Le spécialiste de la Françafrique, qui, avec son collègue Stephen Smith, a décrypté dans de nombreux ouvrages la politique africaine de la France, illustre cette thèse percutante à travers un premier chapitre consacré à Jacques Foccart et neuf autres à chacun de l’un des pays du « pré carré » français : Côte d’Ivoire, Congo, Niger, Tchad, Cameroun, Burkina Faso, Sénégal, Guinée, Gabon. Le procédé n’est pas sans défaut. Il a, certes, le mérite de la lisibilité. Dix chapitres, dix pays, c’est autant d’anecdotes égrainées, qui étaient jusqu’alors réservées aux lecteurs des pages confidentielles de La lettre du continent, dont A. Glaser fut le rédacteur en chef pendant trois décennies. On apprend notamment comment le Niger négocie à la hausse le prix de l’uranium qu’il livre à la France, comment Idriss Déby a su se rendre indispensable au règlement de la crise malienne ou à quel point Ali Bongo mène envers Paris une politique différente de celle de son père. En revanche, cette présentation fait l’impasse sur des pays aussi importants que le Mali, la République centrafricaine, les Comores ou Madagascar, sur lesquels il y aurait eu beaucoup à dire. En outre, en racontant une succession de relations bilatérales, avec leurs aléas et leurs nuances, A. Glaser fragilise sa thèse. Ainsi de la relation contrariée entre la France et Abdoulaye Wade : en voulant faire adouber son fils par la France, le président sénégalais a reproduit sans succès des comportements d’un autre âge où la légitimité d’un chef d’État africain était censée dériver du soutien que l’Élysée lui accordait.
A. Glaser a raison de souligner l’évolution de la relation franco-africaine. La donne a changé avec la mondialisation, l’irruption de nouveaux acteurs sur le continent africain – la Chine mais aussi le Brésil, la Turquie, les monarchies du Golfe, etc. –, la croissance et la paix restaurée sur le continent. Mais elle ne saurait se résumer au renversement d’un rapport de domination. Pas plus qu’hier la France ne tirait les ficelles en Afrique – A. Glaser rappelle lui-même dans son introduction que les premiers chefs d’État africains n’étaient ni des « pantins » ni des « béni-oui-oui » (p. 12) –, elle n’est pas devenue aujourd’hui l’obligée de l’Afrique.
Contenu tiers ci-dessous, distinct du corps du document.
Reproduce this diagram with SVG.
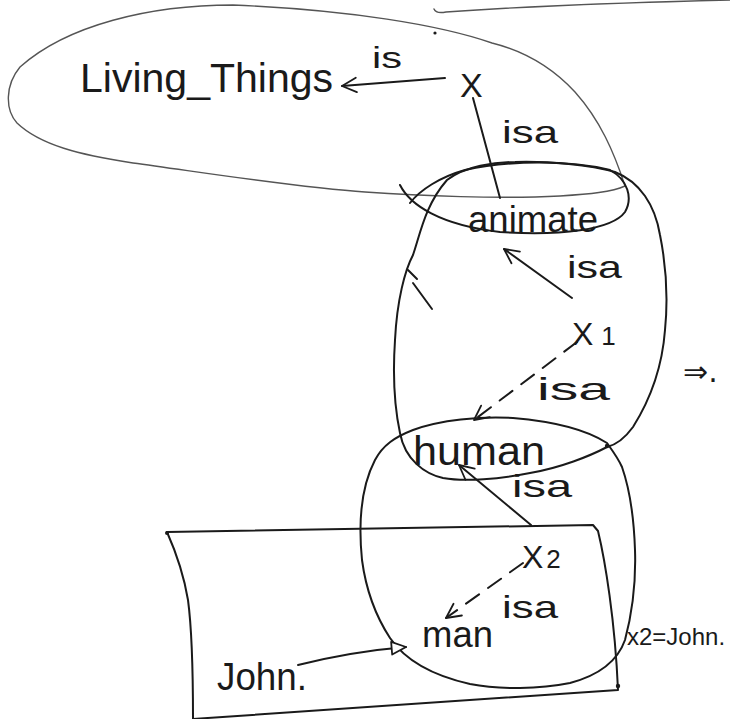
<svg xmlns="http://www.w3.org/2000/svg" width="730" height="719" viewBox="0 0 730 719">
<style>
.bg{fill:#ffffff}
.reg{fill:none;stroke:#1a1a1a;stroke-width:2;stroke-linecap:round;stroke-linejoin:round}
.thin{fill:none;stroke:#555;stroke-width:1.4;stroke-linecap:round}
.ln{fill:none;stroke:#1a1a1a;stroke-width:2;stroke-linecap:round}
.dash{stroke-dasharray:16 11}
.t{font-family:"Liberation Sans","Open Sans",sans-serif;fill:#1a1a1a}
.dot{fill:#1a1a1a}
</style>
<defs>
<marker id="ah" viewBox="0 0 20 20" refX="18" refY="10" markerWidth="18" markerHeight="18" markerUnits="userSpaceOnUse" orient="auto">
<path d="M2,2 L18,10 L2,18" fill="none" stroke="#1a1a1a" stroke-width="2" stroke-linecap="round" stroke-linejoin="round"/>
</marker>
<marker id="tri" viewBox="0 0 20 20" refX="18" refY="10" markerWidth="18" markerHeight="18" markerUnits="userSpaceOnUse" orient="auto">
<path d="M2,3 L18,10 L2,17 Z" fill="#fff" stroke="#1a1a1a" stroke-width="2" stroke-linejoin="round"/>
</marker>
</defs>
<rect class="bg" x="0" y="0" width="730" height="719"/>

<g id="regions">
<path class="thin" d="M434,9 Q436,14 446,12 Q560,4 730,0"/>
<path class="thin" d="M625,186 C614,152 600,120 575,92 C550,65 520,50 492,43 C440,25 350,10 233,5 C150,5 67,25 20,67 C5,85 5,110 17,123 C40,145 80,155 133,163 C200,172 300,188 365,192 C420,196 500,199 560,196 C590,194 612,192 625,186"/>
<path class="reg" d="M400,185 C410,205 440,225 500,232 C560,236 612,230 625,212 C633,198 628,180 610,170 C570,160 510,160 465,170 C440,177 420,190 410,203"/>
<path class="reg" d="M607,447 C590,456 560,468 530,473 C500,479 465,482 443,478 C425,474 405,460 400,433 C394,405 393,370 395,340 C397,300 405,270 413,255 C420,235 425,205 447,180 C465,166 495,162 515,162 C550,161 590,165 615,172 C640,182 655,205 660,235 C666,265 668,300 665,330 C662,370 650,400 633,427 C625,438 615,445 607,447 Z"/>
<path class="reg" d="M408,270 L417,279 M413,283 L432,309"/>
<path class="reg" d="M607,443 C590,432 560,422 513,418 C480,416 440,420 413,430 C395,437 383,445 375,460 C362,485 358,520 362,560 C366,590 375,615 390,638 C405,660 430,675 470,684 C500,690 540,689 570,683 C600,675 618,660 625,640 C633,610 636,580 635,550 C634,520 630,490 622,467 C618,458 612,450 607,443 Z"/>
<path class="reg" d="M167,532 L593,525 L598,531 C605,560 615,620 618,690 L193,719 C193,680 192,630 188,600 C183,570 175,550 167,532 Z"/>
<circle class="dot" cx="435" cy="33" r="1.6"/>
<circle class="dot" cx="607" cy="446" r="2.2"/>
<circle class="dot" cx="167" cy="533" r="2"/>
<circle class="dot" cx="618" cy="686" r="2.2"/>
</g>

<g id="connectors">
<path class="ln" d="M445,78 L342,86" marker-end="url(#ah)"/>
<path class="ln" d="M473,98 L500,198"/>
<path class="ln" d="M572,298 L504,249" marker-end="url(#ah)"/>
<path class="ln dash" d="M577,342 L474,420" marker-end="url(#ah)"/>
<path class="ln" d="M531,525 L459,465" marker-end="url(#ah)"/>
<path class="ln dash" d="M523,563 L446,618" marker-end="url(#ah)"/>
<path class="ln" d="M298,665 C330,657 370,650 406,647" marker-end="url(#tri)"/>
</g>

<g id="labels">
<text class="t" x="372" y="68" font-size="30" textLength="30" lengthAdjust="spacingAndGlyphs">is</text>
<text class="t" x="502" y="143" font-size="32" textLength="56" lengthAdjust="spacingAndGlyphs">isa</text>
<text class="t" x="567" y="278" font-size="32" textLength="55" lengthAdjust="spacingAndGlyphs">isa</text>
<text class="t" x="537" y="400" font-size="32" textLength="73" lengthAdjust="spacingAndGlyphs">isa</text>
<text class="t" x="512" y="497" font-size="32" textLength="60" lengthAdjust="spacingAndGlyphs">isa</text>
<text class="t" x="502" y="618" font-size="32" textLength="56" lengthAdjust="spacingAndGlyphs">isa</text>
</g>

<g id="node-living-things"><text class="t" x="80" y="92" font-size="40" textLength="253" lengthAdjust="spacingAndGlyphs">Living_Things</text></g>
<g id="node-x"><text class="t" x="460" y="97" font-size="34">X</text></g>
<g id="node-animate"><text class="t" x="468" y="232" font-size="36" textLength="130" lengthAdjust="spacingAndGlyphs">animate</text></g>
<g id="node-x1"><text class="t" x="572" y="345" font-size="32">X<tspan font-size="26" dx="8">1</tspan></text></g>
<g id="node-human"><text class="t" x="413" y="465" font-size="40" textLength="132" lengthAdjust="spacingAndGlyphs">human</text></g>
<g id="node-x2"><text class="t" x="522" y="568" font-size="32">X<tspan font-size="26" dx="3">2</tspan></text></g>
<g id="node-man"><text class="t" x="422" y="647" font-size="36" textLength="71" lengthAdjust="spacingAndGlyphs">man</text></g>
<g id="node-john"><text class="t" x="217" y="690" font-size="38" textLength="90" lengthAdjust="spacingAndGlyphs">John.</text></g>
<g id="node-x2-john"><text class="t" x="627" y="645" font-size="24">x2=John.</text></g>
<g id="node-implies"><text x="683" y="382" font-size="30" font-family="'DejaVu Sans',sans-serif" fill="#1a1a1a">⇒.</text></g>
</svg>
L’évolution est d’une nature différente : la relation, hier si forte, s’est distendue. L’Afrique s’est ouverte à de nouveaux partenaires. La France s’en est désintéressée. Ne fantasmons pas un rapport de domination qui n’a jamais existé, ni dans un sens ni dans un autre. Mais faisons le constat amer d’un divorce par consentement mutuel.